Have you ever stopped and wondered: What makes a piece of toast totally delectable? Does it need perfectly crispy edges? Just the right amount of spread? Or is it something else entirely?
One man believes he's perfected the art of toast making, and he took to Twitter earlier this week to share his masterpiece with the world.
On Monday, Twitter user @callumismyname0 posted a close-up photo of what he called "the perfect toast."
The slice in question was glistening with butter and had brown marks around all the edges. Admittedly, it was a fine-looking piece of toast.
The post sparked quite the debate with Twitter users and quickly garnered more than 400 comments and 72,000 likes. Many people were quick to applaud @callumismyname0's crispy creation.
Some went so far as to call it a piece of art.
Several Twitter users were eager for a video tutorial so they could learn this toast master's ways.
And some even shared their own recipe for the perfect piece of toast.

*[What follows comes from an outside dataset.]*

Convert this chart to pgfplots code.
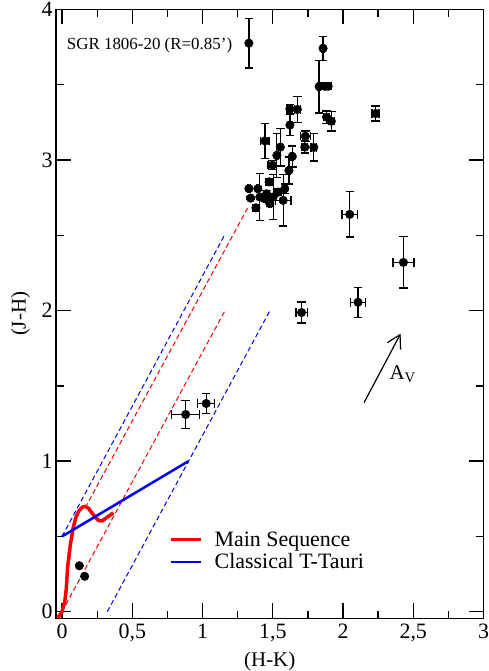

The buttery slice tempted quite a few people, but it didn't make everyone salivate. For instance, some thought @callumismyname0 was a little heavy-handed with the spread.
Others weren't totally sold on his choice of bread.
Some Twitter users thought the toast might need a little extra flavor.
And others felt that the slice was a little too flimsy.
This is far from the first bread debate to hit the internet. In 2017, people quickly took sides when Twitter user @hallamnation posted a photo showing three ways to slice a piece of toast: diagonally, horizontally or vertically. As it turned out, people had some pretty strong feelings on the subject.
The following year, bread lovers everywhere struggled to agree on the proper name for the end of a loaf of bread. It all started when British actor Stephen Mangan told Twitter users that he always uses the end of the loaf when making toast. Soon after, people started sharing their own pet names for the end of a loaf. From "knobby" and "ender" to "crust," "butt" and "nub," Twitter users had a lot of endearing terms for this often-neglected end of the loaf.
Lesson learned? People have some pretty strong feelings about how they make, slice and eat their bread! We'll toast to that.